### Directive
Leaving out all pictures, reproduce the entries below exactly, from the first line through the line that contains "return (BASE_PX - py) / PX_PER_PCT".

### Data section
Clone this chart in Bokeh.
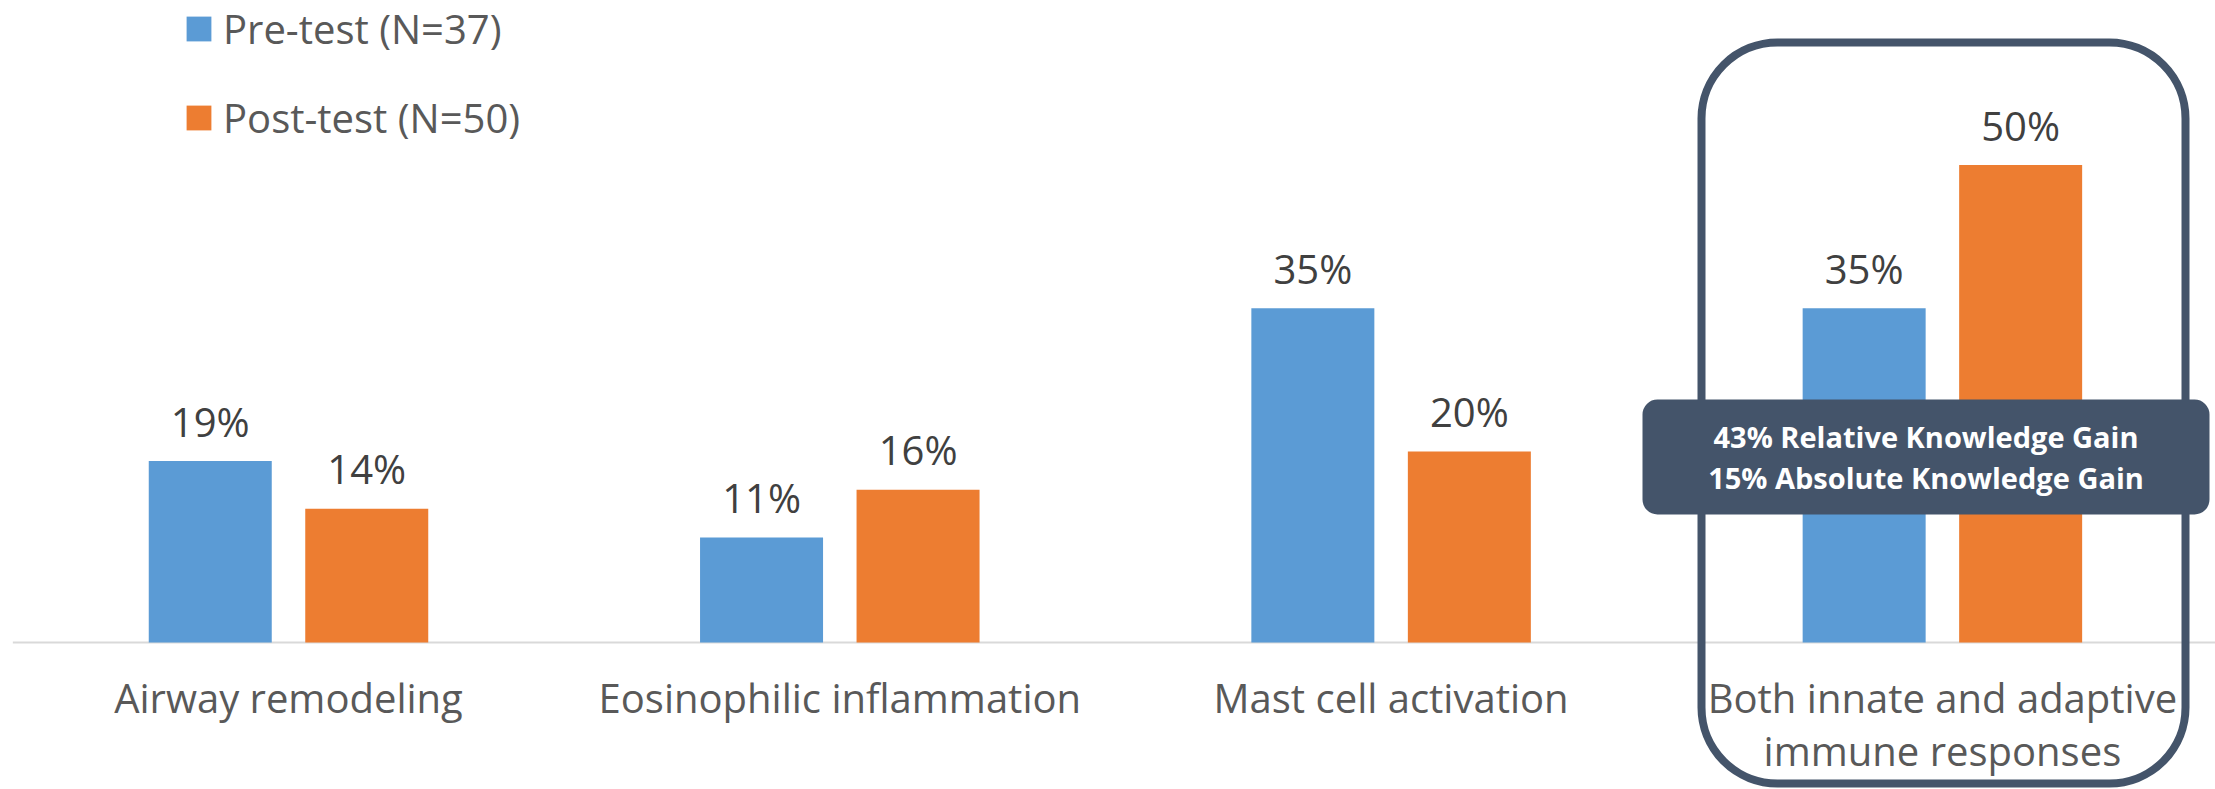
from bokeh.plotting import figure
from bokeh.models import Range1d, Legend, LegendItem, ColumnDataSource
from bokeh.core.properties import value
from bokeh.embed import file_html
from bokeh.resources import INLINE

# ---- data -------------------------------------------------------------
categories = [
    "Airway remodeling",
    "Eosinophilic inflammation",
    "Mast cell activation",
    "Both innate and adaptive\nimmune responses",
]
pre_test = [19, 11, 35, 35]
post_test = [14, 16, 20, 50]
series_names = ["Pre-test (N=37)", "Post-test (N=50)"]
highlight_index = 3  # the correct answer

# ---- styling / layout --------------------------------------------------
W, H = 2215, 789
BLUE = "#5B9BD5"
ORANGE = "#ED7D31"
DARK = "#44546A"
LABEL_GREY = "#595959"
VALUE_GREY = "#404040"
FONT = "Open Sans"

BASE_PX = 642.0       # baseline position from top of canvas
PX_PER_PCT = 9.55     # vertical pixels per percentage point
CAT_LEFT_PX = 12.35   # left edge of the first category slot
CAT_PX = 551.3        # width of one category slot
BAR_W = 123 / CAT_PX
BAR_OFF = 78.25 / CAT_PX
BASELINE_LIFT = 0.45  # text glyphs sit a little low; lift by this many em


def xd(px):
    return (px - CAT_LEFT_PX) / CAT_PX


def yd(py):
    return (BASE_PX - py) / PX_PER_PCT


p = figure(
    width=W, height=H,
    x_range=Range1d(xd(0), xd(W)),
    y_range=Range1d(yd(H), yd(0)),
    x_axis_type=None, y_axis_type=None,
    output_backend="svg", toolbar_location=None,
    min_border=0, title=None,
)
p.min_border_left = p.min_border_right = p.min_border_top = p.min_border_bottom = 0
p.outline_line_color = None
p.grid.visible = False
p.background_fill_color = "white"
p.border_fill_color = "white"

# category axis line, from the first slot to the right edge
p.segment(x0=[0], y0=[0], x1=[len(categories)], y1=[0],
          line_color="#D9D9D9", line_width=2)

# ---- highlight frame around the last category ---------------------------
p.quad(left=[xd(1701)], right=[xd(2185)], top=[yd(42)], bottom=[yd(783)],
       fill_color=None, line_color=DARK, line_width=8, border_radius=76)

# ---- bars --------------------------------------------------------------
VALUE_FS = 40
value_gap = (22 + BASELINE_LIFT * VALUE_FS) / PX_PER_PCT
idx = list(range(len(categories)))
src_pre = ColumnDataSource(dict(
    x=[i + 0.5 - BAR_OFF for i in idx], top=pre_test,
    label=[f"{v}%" for v in pre_test],
    ly=[v + value_gap for v in pre_test]))
src_post = ColumnDataSource(dict(
    x=[i + 0.5 + BAR_OFF for i in idx], top=post_test,
    label=[f"{v}%" for v in post_test],
    ly=[v + value_gap for v in post_test]))

r_pre = p.vbar(x="x", top="top", bottom=0, width=BAR_W, source=src_pre,
               fill_color=BLUE, line_color=None)
r_post = p.vbar(x="x", top="top", bottom=0, width=BAR_W, source=src_post,
                fill_color=ORANGE, line_color=None)

for src in (src_pre, src_post):
    p.text(x="x", y="ly", text="label", source=src,
           text_font=value(FONT), text_font_size=f"{VALUE_FS}px",
           text_color=VALUE_GREY, text_align="center",
           text_baseline="alphabetic")

# ---- category labels -----------------------------------------------------
CAT_FS = 40
lx, ly, lt = [], [], []
for i, cat in enumerate(categories):
    for j, line in enumerate(cat.split("\n")):
        lx.append(i + 0.5)
        ly.append(yd(715 + 53 * j - BASELINE_LIFT * CAT_FS))
        lt.append(line)
p.text(x=lx, y=ly, text=lt, text_font=value(FONT), text_font_size=f"{CAT_FS}px",
       text_color=LABEL_GREY, text_align="center", text_baseline="alphabetic")

# ---- knowledge gain callout ---------------------------------------------
pre_h, post_h = pre_test[highlight_index], post_test[highlight_index]
relative_gain = round((post_h - pre_h) / pre_h * 100)
absolute_gain = post_h - pre_h
gain_lines = [f"{relative_gain}% Relative Knowledge Gain",
              f"{absolute_gain}% Absolute Knowledge Gain"]

GAIN_FS = 29
p.quad(left=[xd(1642)], right=[xd(2209)], top=[yd(399)], bottom=[yd(514)],
       fill_color=DARK, line_color=None, border_radius=15)
p.text(x=[xd(1925.5)] * 2,
       y=[yd(449 - BASELINE_LIFT * GAIN_FS), yd(490 - BASELINE_LIFT * GAIN_FS)],
       text=gain_lines,
       text_font=value(FONT), text_font_size=f"{GAIN_FS}px", text_font_style="bold",
       text_color="white", text_align="center", text_baseline="alphabetic")

# ---- legend -------------------------------------------------------------
legend = Legend(
    items=[LegendItem(label=series_names[0], renderers=[r_pre]),
           LegendItem(label=series_names[1], renderers=[r_post])],
    location=(183, 644.5),
    orientation="vertical",
    glyph_width=31, glyph_height=31, label_height=31,
    label_standoff=9, spacing=34, padding=0, margin=0,
    label_text_font=FONT, label_text_font_size="40px",
    label_text_color=LABEL_GREY,
    border_line_color=None, background_fill_alpha=0,
)
p.add_layout(legend)

open("out.html", "w").write(file_html(p, INLINE))
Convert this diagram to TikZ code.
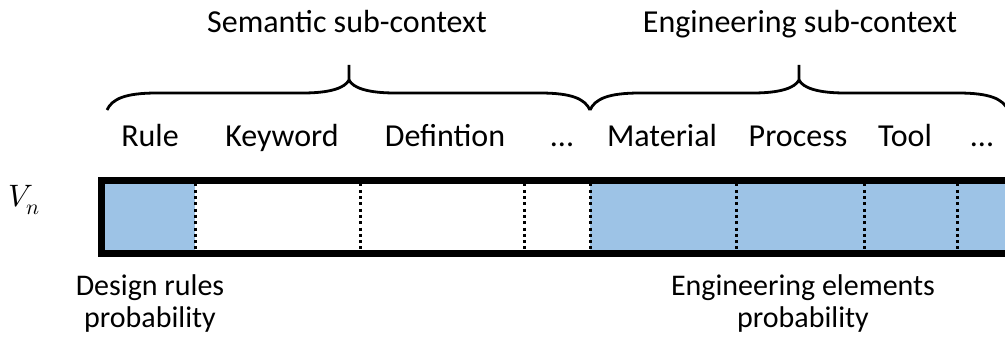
\documentclass[tikz,border=0pt]{standalone}
\usepackage{fontspec}
\usepackage{unicode-math}
\setmainfont{Carlito}
\setmathfont{Latin Modern Math}
\begin{document}
\begin{tikzpicture}[x=1pt,y=-1pt,
  lbl/.style={inner sep=0pt, anchor=base, font=\fontsize{32}{34}\selectfont},
  blbl/.style={inner sep=0pt, anchor=base, align=center, font=\fontsize{30}{32}\selectfont},
  sep/.style={line width=3pt, dash pattern=on 3pt off 3.3pt},
  bracepath/.style={line width=2.8pt, line join=round},
  frame/.style={line width=7pt}]
\definecolor{cellblue}{RGB}{157,195,230}
\useasboundingbox (0,0) rectangle (1005,339);
\clip (0,0) rectangle (1005,339);
% fills
\fill[cellblue] (101,180) rectangle (195,254);
\fill[cellblue] (590,180) rectangle (1015,254);
% separators
\foreach \x in {195,360,524,590,736,864,957}
  \draw[sep] (\x,183.5) -- (\x,251);
% frame
\draw[frame] (101.5,180.5) rectangle (1013,253.5);
% braces
\draw[bracepath] (107,110) .. controls (112,99) and (125,93) .. (157,93)
  -- (303,93) .. controls (330,93) and (345,88) .. (349,80) -- (349,65);
\draw[bracepath] (349,80) .. controls (353,88) and (368,93) .. (395,93)
  -- (540,93) .. controls (572,93) and (585,99) .. (590,110);
\draw[bracepath] (590,110) .. controls (595,99) and (608,93) .. (640,93)
  -- (753,93) .. controls (780,93) and (795,88) .. (799,80) -- (799,65);
\draw[bracepath] (799,80) .. controls (803,88) and (818,93) .. (845,93)
  -- (958,93) .. controls (990,93) and (1003,99) .. (1008,110);
% headings
\node[lbl] (sem) at (347,33) {Semantic sub-context};
\node[lbl] (eng) at (800,33) {Engineering sub-context};
% cell labels
\node[lbl] (rule) at (150,147) {Rule};
\node[lbl] (kw) at (282,147) {Keyword};
\node[lbl] (def) at (445,147) {Defintion};
\node[lbl] (dots1) at (562,147) {...};
\node[lbl] (mat) at (662,147) {Material};
\node[lbl] (proc) at (798,147) {Process};
\node[lbl] (tool) at (905,147) {Tool};
\node[lbl] (dots2) at (982,147) {...};
% vector name
\node[inner sep=0pt, anchor=base west, font=\fontsize{31}{34}\selectfont] (vn) at (8,207) {$V_n$};
% bottom labels
\node[blbl] (drp) at (150,327) {Design rules\\probability};
\node[blbl] (eep) at (803,327) {Engineering elements\\probability};
\end{tikzpicture}
\end{document}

### Result for this task
Clone this chart in Bokeh.
from bokeh.plotting import figure
from bokeh.models import Range1d, Legend, LegendItem, ColumnDataSource
from bokeh.core.properties import value
from bokeh.embed import file_html
from bokeh.resources import INLINE

# ---- data -------------------------------------------------------------
categories = [
    "Airway remodeling",
    "Eosinophilic inflammation",
    "Mast cell activation",
    "Both innate and adaptive\nimmune responses",
]
pre_test = [19, 11, 35, 35]
post_test = [14, 16, 20, 50]
series_names = ["Pre-test (N=37)", "Post-test (N=50)"]
highlight_index = 3  # the correct answer

# ---- styling / layout --------------------------------------------------
W, H = 2215, 789
BLUE = "#5B9BD5"
ORANGE = "#ED7D31"
DARK = "#44546A"
LABEL_GREY = "#595959"
VALUE_GREY = "#404040"
FONT = "Open Sans"

BASE_PX = 642.0       # baseline position from top of canvas
PX_PER_PCT = 9.55     # vertical pixels per percentage point
CAT_LEFT_PX = 12.35   # left edge of the first category slot
CAT_PX = 551.3        # width of one category slot
BAR_W = 123 / CAT_PX
BAR_OFF = 78.25 / CAT_PX
BASELINE_LIFT = 0.45  # text glyphs sit a little low; lift by this many em


def xd(px):
    return (px - CAT_LEFT_PX) / CAT_PX


def yd(py):
    return (BASE_PX - py) / PX_PER_PCT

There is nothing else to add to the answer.